First there's the certified loon Rep. Alexandria Ocassio Cortez (D-NY), whose prior experience as a waitress at a taco restaurant has proved invaluable. After all her lunacy in the past five months she has the gall to ask for a raise. Being in the top 8% of wagers earners with her current salary of $174,000 plus expenses isn't enough. Maybe that's what forced Rep. Omar to break the law.
Editorial from the Minneapolis Star Tribune. Hardly a right wing paper:
U.S. Rep. Ilhan Omar is back in the news again, and not in a good way. The former state representative who won a seat in Congress last fall continues to be dogged by past missteps, this time eight violations of Minnesota campaign-finance law that will cost her nearly $3,500 in reimbursements and civil penalties.They didn't even mention that one of the men she is married to is suspected of being her own brother. But that's a cultural thing and it's racist if you bring it up.
So complex were the allegations that the state Campaign Finance Board spent nearly a year assessing the case, deposing staff people and former staff people, along with Omar herself. The investigation was broadened in October — just a month before her election to Congress — to look more deeply into the allegations. Board Executive Director Jeff Sigurdson said that between six and eight people were deposed separately.
In an October 2018 editorial, we called on Omar to more fully explain her travel and other expenses. We noted that the allegations “suggest a pattern of carelessness and/or self-dealing with legally restricted funds. Neither conclusion inspires the confidence voters deserve to have in someone they send to the U.S. House to represent them.”
It is even more disturbing, therefore, to learn that among the board’s latest findings was a troubling discovery that is far beyond its jurisdiction, but worthy of greater scrutiny nevertheless. Omar, for two years running, filed joint tax returns with a man she was living with but not legally married to. Complicating matters further, she was legally married to another man at the time.
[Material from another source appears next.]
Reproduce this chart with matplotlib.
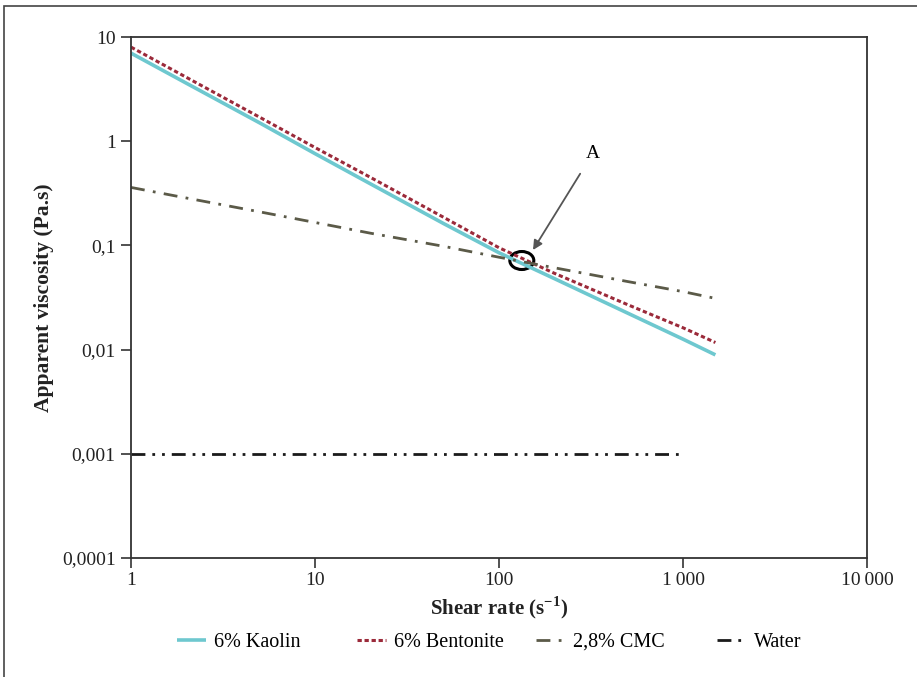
import matplotlib
matplotlib.use("Agg")
import matplotlib.pyplot as plt
from matplotlib.patches import Ellipse, Rectangle
from matplotlib.ticker import FixedLocator, FixedFormatter, NullLocator

plt.rcParams['font.family'] = ['Liberation Serif', 'DejaVu Serif']

# Data
shear = [1, 2, 5, 10, 20, 50, 100, 200, 500, 1000, 1500]
kaolin = [7.0, 3.6, 1.5, 0.76, 0.39, 0.162, 0.085, 0.048, 0.0224, 0.0126, 0.0089]
bentonite = [8.0, 4.1, 1.7, 0.87, 0.45, 0.186, 0.095, 0.054, 0.027, 0.0162, 0.0117]
cmc = [0.36, 0.285, 0.21, 0.166, 0.131, 0.098, 0.077, 0.061, 0.045, 0.036, 0.031]
water_shear = [1, 10, 100, 1000]
water = [0.001, 0.001, 0.001, 0.001]

xticks = [1, 10, 100, 1000, 10000]
xticklabels = ["1", "10", "100", "1\u2009000", "10\u2009000"]
yticks = [0.0001, 0.001, 0.01, 0.1, 1, 10]
yticklabels = ["0,0001", "0,001", "0,01", "0,1", "1", "10"]

W, H = 917, 677
fig = plt.figure(figsize=(W / 100, H / 100), dpi=100)
ax = fig.add_axes([131 / W, 1 - 558 / H, (867 - 131) / W, (558 - 37) / H])

l1, = ax.plot(shear, kaolin, color="#6ec8cf", lw=2.6, solid_capstyle="butt")
l2, = ax.plot(shear, bentonite, color="#9b2a3a", lw=2.2, dashes=(1.4, 0.9))
l3, = ax.plot(shear, cmc, color="#5b5a48", lw=2.0, dashes=(5, 3, 1, 3))
l4, = ax.plot(water_shear, water, color="#1a1a1a", lw=2.0, dashes=(5, 2.5, 1, 2.5, 1, 2.5))

ax.set_xscale("log")
ax.set_yscale("log")
ax.set_xlim(1, 10000)
ax.set_ylim(0.0001, 10)
ax.xaxis.set_major_locator(FixedLocator(xticks))
ax.xaxis.set_major_formatter(FixedFormatter(xticklabels))
ax.yaxis.set_major_locator(FixedLocator(yticks))
ax.yaxis.set_major_formatter(FixedFormatter(yticklabels))
ax.xaxis.set_minor_locator(NullLocator())
ax.yaxis.set_minor_locator(NullLocator())
ax.tick_params(axis="both", direction="out", length=7, width=1.2, color="#333333",
               labelsize=14, labelcolor="#222222")
ax.tick_params(axis="y", pad=4)
ax.tick_params(axis="x", pad=3)
for s in ax.spines.values():
    s.set_color("#333333")
    s.set_linewidth(1.3)

ax.set_xlabel("Shear rate (s$^{\\mathregular{\u22121}}$)", fontsize=15, fontweight="bold",
              labelpad=4, color="#222222")
ax.set_ylabel("Apparent viscosity (Pa.s)", fontsize=15.5, fontweight="bold",
              labelpad=10, color="#222222")
ax.yaxis.set_label_coords(-(131 - 54) / 736, 0.5)

# Annotation A
ax.add_patch(Ellipse((0.531, 0.571), 24 / 736, 18 / 521, transform=ax.transAxes,
                     fill=False, edgecolor="black", lw=2.2))
ax.annotate("A", xy=(533 / W, 1 - 250 / H), xycoords="figure fraction",
            xytext=(593 / W, 1 - 153 / H), textcoords="figure fraction",
            fontsize=14, ha="center", va="center",
            arrowprops=dict(arrowstyle="-|>", color="#555555", lw=1.3,
                            mutation_scale=14, shrinkA=8, shrinkB=0))

# Legend entries (equal-width columns)
entries = [(l1, "6% Kaolin", 177), (l2, "6% Bentonite", 357),
           (l3, "2,8% CMC", 536), (l4, "Water", 717)]
for h, lab, xp in entries:
    fig.legend([h], [lab], loc="center left", bbox_to_anchor=(xp / W, 1 - 642 / H),
               frameon=False, fontsize=14.5, handlelength=1.45, handletextpad=0.4,
               borderpad=0, borderaxespad=0)

# Outer border
fig.add_artist(Rectangle((4 / W, -0.1), 1.2, 1 - 6 / H + 0.1, transform=fig.transFigure,
                         fill=False, edgecolor="#444444", lw=1.2, clip_on=False))

fig.savefig("out.png", dpi=100)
It’s against the law in Minnesota to file jointly unless one filer is legally married to the other. Last year Omar told the Star Tribune that she had married her partner “in her faith,” and had earlier divorced her first husband “in her faith.” That’s fine for religious purposes. But for tax purposes, only civil marriages qualify. It’s not known whether she benefited materially by filing jointly. That is something that voters, who are obliged to follow tax laws no matter how painful, are entitled to know.
It’s not too much to expect that a lawmaker would check with a tax attorney on a rather complicated marital status before filing. And when questions arise, it’s a violation to use campaign funds to clear up those personal issues, as Omar apparently did. The Campaign Finance Board has ordered that she reimburse her campaign $3,469 for violations related to her tax returns and non-campaign travel costs. She must also pay a $500 civil penalty.
Omar is no stranger to controversy. As a new state House member, she collected $2,500 in speaking fees — $2,000 from Normandale Community College and $500 from Inver Hills Community College — for appearances made shortly after she took office. Rep. Steve Drazkowski, R-Mazeppa, who publicly noted that state law prohibits legislators from collecting such fees from groups that have business before the Legislature, made that public, and Omar returned the money. Drazkowski also filed the latest complaint. “It’s very clear there are huge ethical problems with Rep. Omar,” he told an editorial writer, adding that the House should consider an ethics investigation.
This is the woman who would impose that same Shariah law on as many Americans as possible.
You have to wonder if there aren't Democrats in the districts of these problem children who might want to primary them!